When he was governor of Louisiana in 1930s, Huey Long had a slogan.
It was “Every man a king.”
The idea was that with Long in the governor’s mansion, every person, no matter their job, would enjoy the kind of wealth and happiness normally enjoyed only by monarchs.
Hence the phrase “Every man a king.”
Today’s Republicans actually have a similar slogan, although they've never come out publicly and said it.
Their slogan is “Every businessman a king,” and the message to American workers is simple: “Your boss owns you. And if you’re a woman, your boss owns rights to your body, too.”
Don’t believe me?
Get this: Right now, House Republicans are trying to give employers here in our nation’s capital the right to fire their employees if they go on birth control.

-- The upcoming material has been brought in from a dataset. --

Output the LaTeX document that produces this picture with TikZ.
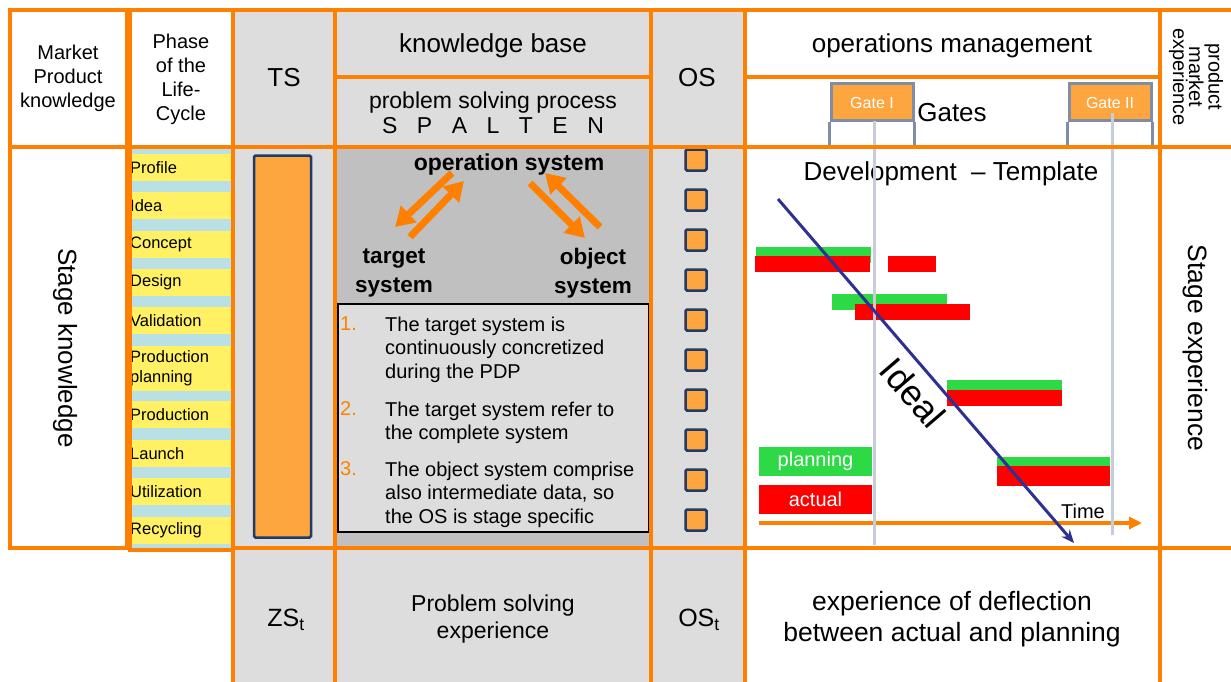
\documentclass[tikz,border=0pt]{standalone}
\usepackage{fontspec}
\setmainfont{Liberation Sans}
\usetikzlibrary{arrows.meta}

\definecolor{gridorange}{HTML}{FF8000}
\definecolor{boxorange}{HTML}{FDA53F}
\definecolor{paleGray}{HTML}{DDDDDD}
\definecolor{midGray}{HTML}{C0C0C0}
\definecolor{phaseYellow}{HTML}{FFF163}
\definecolor{phaseBlue}{HTML}{B9E0E4}
\definecolor{navyEdge}{HTML}{1F3B66}
\definecolor{gateEdge}{HTML}{7F8DA6}
\definecolor{gateLine}{HTML}{C6CCD8}
\definecolor{planGreen}{HTML}{2DD944}
\definecolor{actualRed}{HTML}{FF0000}
\definecolor{idealBlue}{HTML}{2E3192}

\newcommand{\sz}[2]{\fontsize{#1}{#2}\selectfont}

\tikzset{
  gridline/.style={draw=gridorange, line width=3.5pt},
  txt/.style={inner sep=0pt, align=center},
  phasebar/.style={fill=phaseYellow, minimum width=102pt, minimum height=27pt,
    text width=100pt, inner xsep=1pt, inner ysep=0pt, align=left, anchor=west,
    font=\sz{16.5}{20}},
  osbox/.style={draw=navyEdge, fill=boxorange, line width=2.5pt,
    rounded corners=1.5pt, minimum size=21pt, inner sep=0pt},
  gatebox/.style={draw=gateEdge, fill=boxorange, line width=3pt,
    minimum width=82pt, minimum height=37pt, inner sep=0pt, text=white,
    font=\sz{16}{19}},
  gateleg/.style={draw=gateEdge, line width=3pt},
  gatemark/.style={draw=gateLine, line width=3pt},
  blockarrow/.style={draw=gridorange, line width=7pt,
    -{Triangle[length=19pt, width=22pt]}},
  planbar/.style={fill=planGreen},
  actbar/.style={fill=actualRed},
  legendbox/.style={minimum width=113pt, minimum height=29pt, inner sep=0pt,
    text=white, font=\sz{20}{24}},
  notenum/.style={inner sep=0pt, anchor=north west, text=gridorange,
    font=\sz{20}{23.5}},
  notetext/.style={inner sep=0pt, anchor=north west, align=left,
    font=\sz{20}{23.5}},
  boldlabel/.style={inner sep=0pt, align=center, font=\sz{22.5}{29}\bfseries},
}

\begin{document}
\begin{tikzpicture}[x=1pt, y=-1pt]
\useasboundingbox (0,0) rectangle (1231,682);

% ---------- column backgrounds ----------
\fill[paleGray] (233,10) rectangle (335,682);
\fill[paleGray] (335,10) rectangle (651,147);
\fill[midGray]  (335,147) rectangle (651,548);
\fill[paleGray] (335,548) rectangle (651,682);
\fill[paleGray] (651,10) rectangle (745,682);
\fill[phaseBlue] (129,147) rectangle (232,548);

% ---------- life-cycle phases ----------
\foreach \yc/\nm/\lbl in {167.5/phA/Profile, 205.5/phB/Idea, 244.5/phC/Concept,
    282.5/phD/Design, 320.5/phE/Validation, 414.5/phG/Production,
    453.5/phH/Launch, 491.5/phI/Utilization, 530.5/phJ/Recycling}
  \node[phasebar] (\nm) at (129,\yc) {\lbl};
\node[phasebar, minimum height=45pt] (phF) at (129,368.5) {Production\\planning};

% ---------- target system bar ----------
\node[draw=navyEdge, line width=2.5pt, fill=boxorange, rounded corners=1.5pt,
  minimum width=57pt, minimum height=382pt, inner sep=0pt] (tsbar) at (282.5,346.5) {};

% ---------- object system stages ----------
\foreach \i in {0,...,9}
  \node[osbox] (os\i) at (696,{160+40*\i}) {};

% ---------- problem solving core ----------
\node[boldlabel, font=\sz{23}{28}\bfseries] (opsys) at (509,165) {operation system};
\node[boldlabel] (tgsys) at (394,273) {target\\system};
\node[boldlabel] (objsys) at (593,273) {object\\system};

\coordinate (arAs) at (452,173); \coordinate (arAe) at (395,227);
\coordinate (arBs) at (410,237); \coordinate (arBe) at (464,181);
\coordinate (arCs) at (530,183); \coordinate (arCe) at (585,238);
\coordinate (arDs) at (600,227); \coordinate (arDe) at (545,173);
\draw[blockarrow] (arAs) -- (arAe);
\draw[blockarrow] (arBs) -- (arBe);
\draw[blockarrow] (arCs) -- (arCe);
\draw[blockarrow] (arDs) -- (arDe);

\node[draw=black, line width=2pt, fill=paleGray, minimum width=311pt,
  minimum height=228pt, inner sep=0pt] (notes) at (493.5,418) {};
\node[notenum] (numA) at (340,316.5) {1.};
\node[notetext] (itemA) at (385,316.5) {The target system is\\continuously concretized\\during the PDP};
\node[notenum] (numB) at (340,401.5) {2.};
\node[notetext] (itemB) at (385,401.5) {The target system refer to\\the complete system};
\node[notenum] (numC) at (340,461.5) {3.};
\node[notetext] (itemC) at (385,461.5) {The object system comprise\\also intermediate data, so\\the OS is stage specific};

% ---------- development template chart ----------
\node[txt, font=\sz{26}{30}] (devtpl) at (951,174) {Development~~-- Template};

\fill[planbar] (756,247) rectangle (871,263);
\fill[actbar]  (755,256) rectangle (870,272);
\fill[actbar]  (888,256) rectangle (936,272);
\fill[planbar] (832,294) rectangle (947,310);
\fill[actbar]  (855,304) rectangle (970,320);
\fill[planbar] (947,380) rectangle (1062,392);
\fill[actbar]  (947,390) rectangle (1062,406);
\fill[planbar] (997,457) rectangle (1110,468);
\fill[actbar]  (997,466) rectangle (1110,486);

\node[legendbox, fill=planGreen] (planleg) at (815.5,461.5) {planning};
\node[legendbox, fill=actualRed] (actleg) at (815.5,499.5) {actual};

\coordinate (timeS) at (759,523);
\coordinate (timeE) at (1142,523);
\draw[draw=gridorange, line width=4pt, -{Triangle[length=13pt, width=12pt]}] (timeS) -- (timeE);
\node[txt, font=\sz{20}{24}] (timelbl) at (1083,511) {Time};

% gates
\node[gatebox] (gateA) at (872,102.5) {Gate I};
\node[gatebox] (gateB) at (1110,102.5) {Gate II};
\draw[gateleg] (gateA.south west) -- ++(0,24);
\draw[gateleg] (gateA.south east) -- ++(0,24);
\draw[gateleg] (gateB.south west) -- ++(0,24);
\draw[gateleg] (gateB.south east) -- ++(0,24);
\node[txt, font=\sz{26}{30}] (gates) at (952,113) {Gates};

\coordinate (markAs) at (874,121);  \coordinate (markAe) at (874,545);
\coordinate (markBs) at (1112,113); \coordinate (markBe) at (1112,535);
\draw[gatemark] (markAs) -- (markAe);
\draw[gatemark] (markBs) -- (markBe);

\coordinate (idealS) at (778,199);
\coordinate (idealE) at (1074,543);
\draw[draw=idealBlue, line width=3pt, -{Stealth[length=13pt, width=11pt]}] (idealS) -- (idealE);
\node[txt, rotate=-49.3, font=\sz{36}{40}] (ideal) at (913,393) {Ideal};

% ---------- header and side texts ----------
\node[txt, font=\sz{20}{24}] (mpk) at (68,78) {Market\\Product\\knowledge};
\node[txt, font=\sz{20}{24}] (phase) at (181,79.5) {Phase\\of the\\Life-\\Cycle};
\node[txt, font=\sz{26}{30}] (ts) at (284,78) {TS};
\node[txt, font=\sz{26}{30}] (kb) at (493,46) {knowledge base};
\node[txt, font=\sz{23}{25}] (psp) at (493,112.5)
  {problem solving process\\S\hspace{19.5pt}P\hspace{19.5pt}A\hspace{19.5pt}L\hspace{19.5pt}T\hspace{19.5pt}E\hspace{19.5pt}N};
\node[txt, font=\sz{26}{30}] (os) at (697,78) {OS};
\node[txt, font=\sz{26}{30}] (opmgmt) at (952,46) {operations management};
\node[txt, rotate=-90, font=\sz{20}{16}] (pme) at (1196,77) {product\\market\\experience};

\node[txt, rotate=-90, font=\sz{26}{30}] (stknow) at (65,348) {Stage knowledge};
\node[txt, rotate=-90, font=\sz{26.5}{30}] (stexp) at (1195,348) {Stage experience};

% ---------- bottom row ----------
\node[txt, font=\sz{25}{30}] (zst) at (286,620) {ZS\textsubscript{t}};
\node[txt, font=\sz{23}{27}] (pse) at (493,619) {Problem solving\\experience};
\node[txt, font=\sz{25}{30}] (ost) at (699,620) {OS\textsubscript{t}};
\node[txt, font=\sz{26.5}{31}] (defl) at (952,619) {experience of deflection\\between actual and planning};

% ---------- orange grid ----------
\draw[gridline] (10,10) rectangle (127,548);
\draw[gridline] (10,147) -- (127,147);
\draw[gridline] (130,10) rectangle (233,550);
\draw[gridline] (130,147) -- (233,147);
\draw[gridline] (233,10) -- (1231,10);
\draw[gridline] (233,147) -- (1231,147);
\draw[gridline] (233,548) -- (1231,548);
\draw[gridline] (335,77) -- (651,77);
\draw[gridline] (745,77) -- (1160,77);
\foreach \x in {233,335,651,745,1160}
  \draw[gridline] (\x,10) -- (\x,682);
\end{tikzpicture}
\end{document}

Seriously, I’m not kidding.
Last year, the Washington, D.C. city council passed a law called the
Reproductive Health Non-Discrimination Act of 2014 (RHNDA), which bans employers from firing or otherwise punishing employees for the private decisions they make about their reproductive health, like for example, going on birth control.
Naturally, right-wing religious groups started freaking out, and that got the attention of House Republicans who see the religious folks as great suckers who'll vote Republican because of their religion, even though the Republicans are robbing them blind economically.
These Republicans in congress are now using the oversight powers they have over Washington, D.C. to try and block the RHNDA.
If they get their way, a woman working in Washington, D.C. could be fired for something as simple as having a child out of wedlock.
The Republican line, of course, is that, like the Hobby Lobby case, this all about protecting the religious liberty of the employer. But that’s just a flat-out lie.
This isn’t about religious liberty at all - this is about the enthronement of the business class above everyone else in our society.
This is about turning business owners into modern-day kings and turning American workers into modern-day peasants.
This is about trying to induce Stockholm syndrome in workers by putting every aspect of their lives under the control of their employer.
This about doing away with the traditional role of corporations - to shield business owners from liability and risk - and ushering in a new era where corporate “persons” have more rights than actual people.
And this is, above all, about sending capitalism back into its natural state, which, not surprisingly, looks a lot like feudalism.